*Required task*:
Reproduce exactly, with no pictures, each line from the opening of the material down through the line containing "label=series_names[1], zorder=3)".

-- Start of Material for this task --

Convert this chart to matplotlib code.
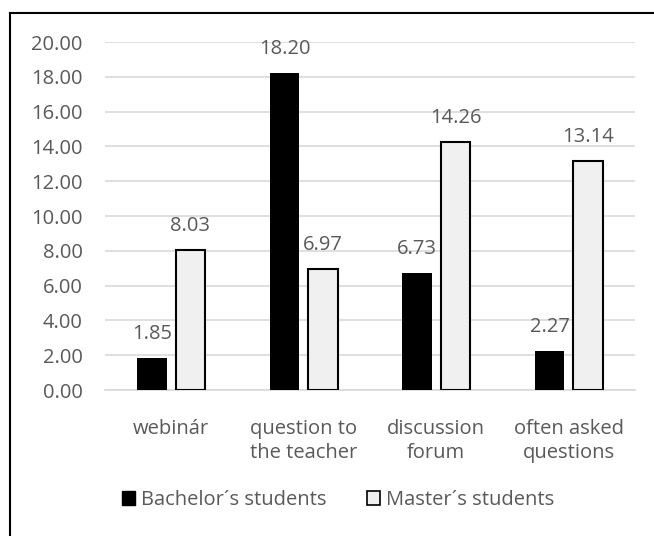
import numpy as np
import matplotlib
matplotlib.use("Agg")
from matplotlib import pyplot as plt
from matplotlib.lines import Line2D
from matplotlib.patches import Patch

categories = ["webinár", "question to\nthe teacher", "discussion\nforum", "often asked\nquestions"]
bachelor = [1.85, 18.20, 6.73, 2.27]
master = [8.03, 6.97, 14.26, 13.14]
series_names = ["Bachelor´s students", "Master´s students"]
y_ticks = np.arange(0, 21, 2)

plt.rcParams["font.family"] = ["Open Sans", "DejaVu Sans"]
text_color = "#595959"
fs = 14.5

fig = plt.figure(figsize=(6.54, 5.36), dpi=100)
W, H = 654, 536
ax = fig.add_axes([105 / W, 1 - 390 / H, 530 / W, 348 / H])

x = np.arange(len(categories))
width = 0.225
offset = 0.145
b1 = ax.bar(x - offset, bachelor, width, color="black", label=series_names[0], zorder=3)
b2 = ax.bar(x + offset, master, width, color="#f0f0f0", edgecolor="black", linewidth=1.5,
            label=series_names[1], zorder=3)

for bars, vals in ((b1, bachelor), (b2, master)):
    for bar, v in zip(bars, vals):
        ax.annotate(f"{v:.2f}", (bar.get_x() + bar.get_width() / 2, v),
                    xytext=(0, 10), textcoords="offset points",
                    ha="center", va="bottom", fontsize=fs, color=text_color)

ax.set_xlim(-0.5, len(categories) - 0.5)
ax.set_ylim(0, 20)
ax.set_yticks(y_ticks)
ax.set_yticklabels([f"{t:.2f}" for t in y_ticks])
ax.set_xticks(x)
ax.set_xticklabels(categories, linespacing=1.25)
ax.tick_params(axis="both", length=0, labelsize=fs, colors=text_color)
ax.tick_params(axis="y", pad=16)
ax.tick_params(axis="x", pad=21)
ax.yaxis.grid(True, color="#d9d9d9", linewidth=1.2, zorder=0)
for s in ("top", "right", "left"):
    ax.spines[s].set_visible(False)
ax.spines["bottom"].set_color("#d9d9d9")
ax.spines["bottom"].set_linewidth(1.2)

handles = [Patch(facecolor="black", edgecolor="black"),
           Patch(facecolor="#f0f0f0", edgecolor="black", linewidth=1.2)]
fig.legend(handles, series_names, loc="center", bbox_to_anchor=(338 / W, 1 - 500 / H),
           ncol=2, frameon=False, fontsize=fs, labelcolor=text_color,
           handlelength=0.65, handleheight=0.65, handletextpad=0.3, columnspacing=2.0)

# outer chart frame (right and bottom edges are cut off in the picture)
fig.add_artist(Line2D([10 / W, 1], [1 - 12.5 / H, 1 - 12.5 / H], color="black", linewidth=1.5))
fig.add_artist(Line2D([10 / W, 10 / W], [0, 1 - 12.5 / H], color="black", linewidth=1.5))

fig.savefig("out.png", dpi=100)
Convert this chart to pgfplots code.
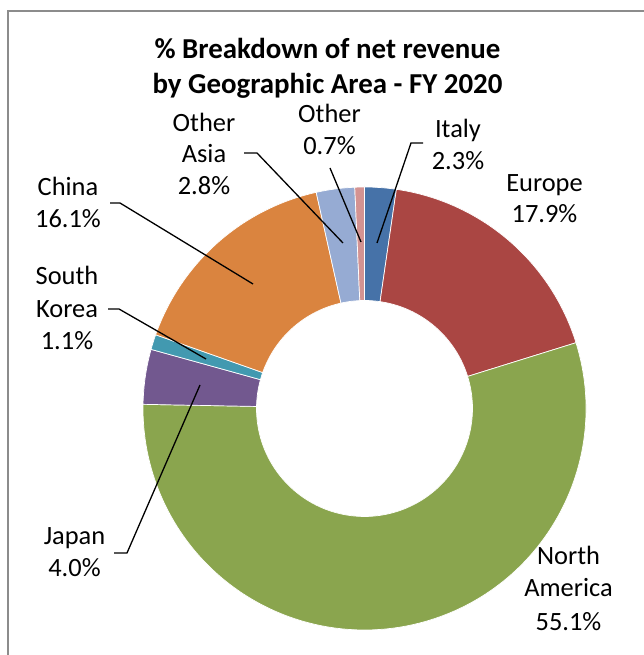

-- End of Material for this task --

*Solved problem*:
Convert this chart to matplotlib code.
import numpy as np
import matplotlib
matplotlib.use("Agg")
from matplotlib import pyplot as plt
from matplotlib.lines import Line2D
from matplotlib.patches import Patch

categories = ["webinár", "question to\nthe teacher", "discussion\nforum", "often asked\nquestions"]
bachelor = [1.85, 18.20, 6.73, 2.27]
master = [8.03, 6.97, 14.26, 13.14]
series_names = ["Bachelor´s students", "Master´s students"]
y_ticks = np.arange(0, 21, 2)

plt.rcParams["font.family"] = ["Open Sans", "DejaVu Sans"]
text_color = "#595959"
fs = 14.5

fig = plt.figure(figsize=(6.54, 5.36), dpi=100)
W, H = 654, 536
ax = fig.add_axes([105 / W, 1 - 390 / H, 530 / W, 348 / H])

x = np.arange(len(categories))
width = 0.225
offset = 0.145
b1 = ax.bar(x - offset, bachelor, width, color="black", label=series_names[0], zorder=3)
b2 = ax.bar(x + offset, master, width, color="#f0f0f0", edgecolor="black", linewidth=1.5,
            label=series_names[1], zorder=3)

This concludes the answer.